[Start]
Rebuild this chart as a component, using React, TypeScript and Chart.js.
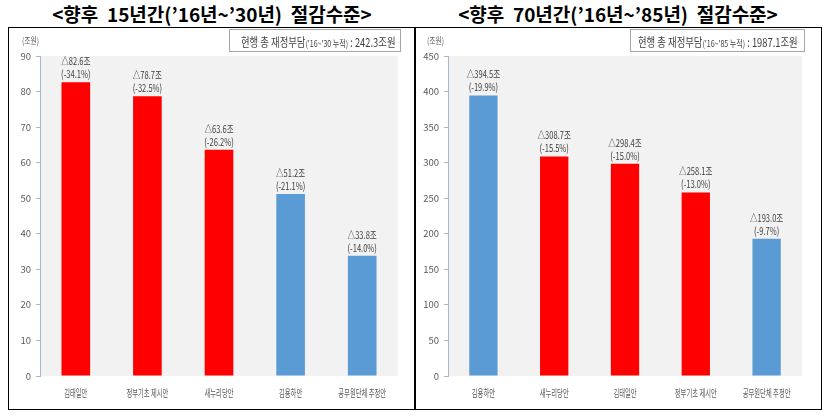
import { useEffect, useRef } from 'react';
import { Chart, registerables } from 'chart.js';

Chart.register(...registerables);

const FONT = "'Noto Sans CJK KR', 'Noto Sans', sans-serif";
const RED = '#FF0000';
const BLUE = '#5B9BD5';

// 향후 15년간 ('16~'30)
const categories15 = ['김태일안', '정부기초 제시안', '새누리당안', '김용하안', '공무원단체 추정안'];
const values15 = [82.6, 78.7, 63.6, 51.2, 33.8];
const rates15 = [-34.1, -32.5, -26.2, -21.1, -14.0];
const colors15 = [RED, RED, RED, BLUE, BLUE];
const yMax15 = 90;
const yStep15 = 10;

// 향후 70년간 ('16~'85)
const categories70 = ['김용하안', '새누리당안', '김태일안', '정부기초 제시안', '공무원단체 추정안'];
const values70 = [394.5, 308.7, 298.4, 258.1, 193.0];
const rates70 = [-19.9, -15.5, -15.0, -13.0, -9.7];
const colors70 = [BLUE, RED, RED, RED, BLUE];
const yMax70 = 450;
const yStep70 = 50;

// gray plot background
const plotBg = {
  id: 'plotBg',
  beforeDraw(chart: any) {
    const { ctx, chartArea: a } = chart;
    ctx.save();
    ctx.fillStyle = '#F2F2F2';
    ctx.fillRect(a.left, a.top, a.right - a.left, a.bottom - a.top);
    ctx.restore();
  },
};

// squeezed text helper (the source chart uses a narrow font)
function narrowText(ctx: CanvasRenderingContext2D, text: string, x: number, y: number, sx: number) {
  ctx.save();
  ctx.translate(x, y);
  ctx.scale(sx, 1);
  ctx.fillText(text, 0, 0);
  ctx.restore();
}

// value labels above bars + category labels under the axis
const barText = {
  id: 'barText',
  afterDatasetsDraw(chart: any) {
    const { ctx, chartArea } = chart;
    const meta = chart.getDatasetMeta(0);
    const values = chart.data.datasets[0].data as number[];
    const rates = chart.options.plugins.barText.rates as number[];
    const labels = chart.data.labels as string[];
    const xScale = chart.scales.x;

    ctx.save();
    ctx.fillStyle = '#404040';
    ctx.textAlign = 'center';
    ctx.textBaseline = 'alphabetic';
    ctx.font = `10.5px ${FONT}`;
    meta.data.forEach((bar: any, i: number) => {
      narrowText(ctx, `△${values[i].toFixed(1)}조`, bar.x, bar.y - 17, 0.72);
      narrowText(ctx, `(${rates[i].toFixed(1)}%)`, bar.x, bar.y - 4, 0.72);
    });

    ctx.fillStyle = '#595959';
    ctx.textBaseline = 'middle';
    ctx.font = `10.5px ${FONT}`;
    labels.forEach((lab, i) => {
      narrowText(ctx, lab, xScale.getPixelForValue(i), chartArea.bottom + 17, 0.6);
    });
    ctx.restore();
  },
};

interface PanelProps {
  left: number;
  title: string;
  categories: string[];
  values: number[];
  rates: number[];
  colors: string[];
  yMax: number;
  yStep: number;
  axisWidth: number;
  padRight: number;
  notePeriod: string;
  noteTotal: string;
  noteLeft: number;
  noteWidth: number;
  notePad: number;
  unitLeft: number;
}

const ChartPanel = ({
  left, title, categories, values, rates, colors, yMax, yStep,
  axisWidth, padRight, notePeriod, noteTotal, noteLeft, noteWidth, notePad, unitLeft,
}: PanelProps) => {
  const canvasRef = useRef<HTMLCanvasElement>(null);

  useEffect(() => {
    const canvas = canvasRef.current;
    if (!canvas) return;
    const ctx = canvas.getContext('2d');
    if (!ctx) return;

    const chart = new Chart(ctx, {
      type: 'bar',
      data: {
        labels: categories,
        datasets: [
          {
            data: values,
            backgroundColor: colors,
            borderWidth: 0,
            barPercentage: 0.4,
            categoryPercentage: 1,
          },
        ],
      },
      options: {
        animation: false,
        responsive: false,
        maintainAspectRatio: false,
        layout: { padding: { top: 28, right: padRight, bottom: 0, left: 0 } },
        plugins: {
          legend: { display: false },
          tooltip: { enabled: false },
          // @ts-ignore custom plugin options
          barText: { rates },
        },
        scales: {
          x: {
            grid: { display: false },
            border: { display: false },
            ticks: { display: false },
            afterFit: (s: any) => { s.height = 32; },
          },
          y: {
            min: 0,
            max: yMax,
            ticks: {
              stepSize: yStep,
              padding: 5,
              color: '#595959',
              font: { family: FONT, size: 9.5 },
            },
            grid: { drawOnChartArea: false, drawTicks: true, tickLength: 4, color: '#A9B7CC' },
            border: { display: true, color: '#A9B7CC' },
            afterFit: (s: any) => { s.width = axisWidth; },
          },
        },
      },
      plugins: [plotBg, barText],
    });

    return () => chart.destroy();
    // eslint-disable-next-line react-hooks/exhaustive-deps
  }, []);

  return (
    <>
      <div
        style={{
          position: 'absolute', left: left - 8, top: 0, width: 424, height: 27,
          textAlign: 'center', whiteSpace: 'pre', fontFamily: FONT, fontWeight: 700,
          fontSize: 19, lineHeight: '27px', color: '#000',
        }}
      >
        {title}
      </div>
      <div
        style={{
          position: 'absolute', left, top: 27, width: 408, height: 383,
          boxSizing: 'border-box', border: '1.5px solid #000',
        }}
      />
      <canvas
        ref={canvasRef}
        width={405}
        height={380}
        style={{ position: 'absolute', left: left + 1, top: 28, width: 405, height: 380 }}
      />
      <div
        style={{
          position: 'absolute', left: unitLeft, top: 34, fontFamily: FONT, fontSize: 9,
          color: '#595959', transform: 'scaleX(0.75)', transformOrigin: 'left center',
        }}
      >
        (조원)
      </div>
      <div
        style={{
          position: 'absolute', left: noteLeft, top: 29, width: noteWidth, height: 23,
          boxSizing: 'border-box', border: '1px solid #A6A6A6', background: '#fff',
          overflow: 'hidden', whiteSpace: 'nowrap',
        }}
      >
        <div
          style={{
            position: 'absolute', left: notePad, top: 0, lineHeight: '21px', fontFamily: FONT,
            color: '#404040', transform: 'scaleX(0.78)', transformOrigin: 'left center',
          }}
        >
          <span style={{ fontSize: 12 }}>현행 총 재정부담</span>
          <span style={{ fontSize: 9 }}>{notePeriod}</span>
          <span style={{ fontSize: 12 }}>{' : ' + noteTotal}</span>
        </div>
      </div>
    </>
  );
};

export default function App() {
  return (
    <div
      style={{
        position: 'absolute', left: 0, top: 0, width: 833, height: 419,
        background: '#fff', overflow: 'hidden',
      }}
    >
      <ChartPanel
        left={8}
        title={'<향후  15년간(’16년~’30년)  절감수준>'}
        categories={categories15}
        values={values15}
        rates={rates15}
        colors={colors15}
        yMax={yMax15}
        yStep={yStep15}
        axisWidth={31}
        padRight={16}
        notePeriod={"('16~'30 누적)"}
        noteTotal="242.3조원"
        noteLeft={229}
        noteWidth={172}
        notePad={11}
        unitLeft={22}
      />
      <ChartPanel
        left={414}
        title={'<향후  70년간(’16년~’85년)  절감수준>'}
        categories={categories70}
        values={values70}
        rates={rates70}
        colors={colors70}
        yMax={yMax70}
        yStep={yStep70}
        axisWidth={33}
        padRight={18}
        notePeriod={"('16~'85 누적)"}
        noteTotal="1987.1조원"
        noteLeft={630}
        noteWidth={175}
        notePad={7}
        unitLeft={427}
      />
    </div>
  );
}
[End]
Task statement: Repeat the listing in full and exactly. Leave any pictures out.

The output:
Rebuild this chart as a component, using React, TypeScript and Chart.js.
import { useEffect, useRef } from 'react';
import { Chart, registerables } from 'chart.js';

Chart.register(...registerables);

const FONT = "'Noto Sans CJK KR', 'Noto Sans', sans-serif";
const RED = '#FF0000';
const BLUE = '#5B9BD5';

// 향후 15년간 ('16~'30)
const categories15 = ['김태일안', '정부기초 제시안', '새누리당안', '김용하안', '공무원단체 추정안'];
const values15 = [82.6, 78.7, 63.6, 51.2, 33.8];
const rates15 = [-34.1, -32.5, -26.2, -21.1, -14.0];
const colors15 = [RED, RED, RED, BLUE, BLUE];
const yMax15 = 90;
const yStep15 = 10;

// 향후 70년간 ('16~'85)
const categories70 = ['김용하안', '새누리당안', '김태일안', '정부기초 제시안', '공무원단체 추정안'];
const values70 = [394.5, 308.7, 298.4, 258.1, 193.0];
const rates70 = [-19.9, -15.5, -15.0, -13.0, -9.7];
const colors70 = [BLUE, RED, RED, RED, BLUE];
const yMax70 = 450;
const yStep70 = 50;

// gray plot background
const plotBg = {
  id: 'plotBg',
  beforeDraw(chart: any) {
    const { ctx, chartArea: a } = chart;
    ctx.save();
    ctx.fillStyle = '#F2F2F2';
    ctx.fillRect(a.left, a.top, a.right - a.left, a.bottom - a.top);
    ctx.restore();
  },
};

// squeezed text helper (the source chart uses a narrow font)
function narrowText(ctx: CanvasRenderingContext2D, text: string, x: number, y: number, sx: number) {
  ctx.save();
  ctx.translate(x, y);
  ctx.scale(sx, 1);
  ctx.fillText(text, 0, 0);
  ctx.restore();
}

// value labels above bars + category labels under the axis
const barText = {
  id: 'barText',
  afterDatasetsDraw(chart: any) {
    const { ctx, chartArea } = chart;
    const meta = chart.getDatasetMeta(0);
    const values = chart.data.datasets[0].data as number[];
    const rates = chart.options.plugins.barText.rates as number[];
    const labels = chart.data.labels as string[];
    const xScale = chart.scales.x;

    ctx.save();
    ctx.fillStyle = '#404040';
    ctx.textAlign = 'center';
    ctx.textBaseline = 'alphabetic';
    ctx.font = `10.5px ${FONT}`;
    meta.data.forEach((bar: any, i: number) => {
      narrowText(ctx, `△${values[i].toFixed(1)}조`, bar.x, bar.y - 17, 0.72);
      narrowText(ctx, `(${rates[i].toFixed(1)}%)`, bar.x, bar.y - 4, 0.72);
    });

    ctx.fillStyle = '#595959';
    ctx.textBaseline = 'middle';
    ctx.font = `10.5px ${FONT}`;
    labels.forEach((lab, i) => {
      narrowText(ctx, lab, xScale.getPixelForValue(i), chartArea.bottom + 17, 0.6);
    });
    ctx.restore();
  },
};

interface PanelProps {
  left: number;
  title: string;
  categories: string[];
  values: number[];
  rates: number[];
  colors: string[];
  yMax: number;
  yStep: number;
  axisWidth: number;
  padRight: number;
  notePeriod: string;
  noteTotal: string;
  noteLeft: number;
  noteWidth: number;
  notePad: number;
  unitLeft: number;
}

const ChartPanel = ({
  left, title, categories, values, rates, colors, yMax, yStep,
  axisWidth, padRight, notePeriod, noteTotal, noteLeft, noteWidth, notePad, unitLeft,
}: PanelProps) => {
  const canvasRef = useRef<HTMLCanvasElement>(null);

  useEffect(() => {
    const canvas = canvasRef.current;
    if (!canvas) return;
    const ctx = canvas.getContext('2d');
    if (!ctx) return;

    const chart = new Chart(ctx, {
      type: 'bar',
      data: {
        labels: categories,
        datasets: [
          {
            data: values,
            backgroundColor: colors,
            borderWidth: 0,
            barPercentage: 0.4,
            categoryPercentage: 1,
          },
        ],
      },
      options: {
        animation: false,
        responsive: false,
        maintainAspectRatio: false,
        layout: { padding: { top: 28, right: padRight, bottom: 0, left: 0 } },
        plugins: {
          legend: { display: false },
          tooltip: { enabled: false },
          // @ts-ignore custom plugin options
          barText: { rates },
        },
        scales: {
          x: {
            grid: { display: false },
            border: { display: false },
            ticks: { display: false },
            afterFit: (s: any) => { s.height = 32; },
          },
          y: {
            min: 0,
            max: yMax,
            ticks: {
              stepSize: yStep,
              padding: 5,
              color: '#595959',
              font: { family: FONT, size: 9.5 },
            },
            grid: { drawOnChartArea: false, drawTicks: true, tickLength: 4, color: '#A9B7CC' },
            border: { display: true, color: '#A9B7CC' },
            afterFit: (s: any) => { s.width = axisWidth; },
          },
        },
      },
      plugins: [plotBg, barText],
    });

    return () => chart.destroy();
    // eslint-disable-next-line react-hooks/exhaustive-deps
  }, []);

  return (
    <>
      <div
        style={{
          position: 'absolute', left: left - 8, top: 0, width: 424, height: 27,
          textAlign: 'center', whiteSpace: 'pre', fontFamily: FONT, fontWeight: 700,
          fontSize: 19, lineHeight: '27px', color: '#000',
        }}
      >
        {title}
      </div>
      <div
        style={{
          position: 'absolute', left, top: 27, width: 408, height: 383,
          boxSizing: 'border-box', border: '1.5px solid #000',
        }}
      />
      <canvas
        ref={canvasRef}
        width={405}
        height={380}
        style={{ position: 'absolute', left: left + 1, top: 28, width: 405, height: 380 }}
      />
      <div
        style={{
          position: 'absolute', left: unitLeft, top: 34, fontFamily: FONT, fontSize: 9,
          color: '#595959', transform: 'scaleX(0.75)', transformOrigin: 'left center',
        }}
      >
        (조원)
      </div>
      <div
        style={{
          position: 'absolute', left: noteLeft, top: 29, width: noteWidth, height: 23,
          boxSizing: 'border-box', border: '1px solid #A6A6A6', background: '#fff',
          overflow: 'hidden', whiteSpace: 'nowrap',
        }}
      >
        <div
          style={{
            position: 'absolute', left: notePad, top: 0, lineHeight: '21px', fontFamily: FONT,
            color: '#404040', transform: 'scaleX(0.78)', transformOrigin: 'left center',
          }}
        >
          <span style={{ fontSize: 12 }}>현행 총 재정부담</span>
          <span style={{ fontSize: 9 }}>{notePeriod}</span>
          <span style={{ fontSize: 12 }}>{' : ' + noteTotal}</span>
        </div>
      </div>
    </>
  );
};

export default function App() {
  return (
    <div
      style={{
        position: 'absolute', left: 0, top: 0, width: 833, height: 419,
        background: '#fff', overflow: 'hidden',
      }}
    >
      <ChartPanel
        left={8}
        title={'<향후  15년간(’16년~’30년)  절감수준>'}
        categories={categories15}
        values={values15}
        rates={rates15}
        colors={colors15}
        yMax={yMax15}
        yStep={yStep15}
        axisWidth={31}
        padRight={16}
        notePeriod={"('16~'30 누적)"}
        noteTotal="242.3조원"
        noteLeft={229}
        noteWidth={172}
        notePad={11}
        unitLeft={22}
      />
      <ChartPanel
        left={414}
        title={'<향후  70년간(’16년~’85년)  절감수준>'}
        categories={categories70}
        values={values70}
        rates={rates70}
        colors={colors70}
        yMax={yMax70}
        yStep={yStep70}
        axisWidth={33}
        padRight={18}
        notePeriod={"('16~'85 누적)"}
        noteTotal="1987.1조원"
        noteLeft={630}
        noteWidth={175}
        notePad={7}
        unitLeft={427}
      />
    </div>
  );
}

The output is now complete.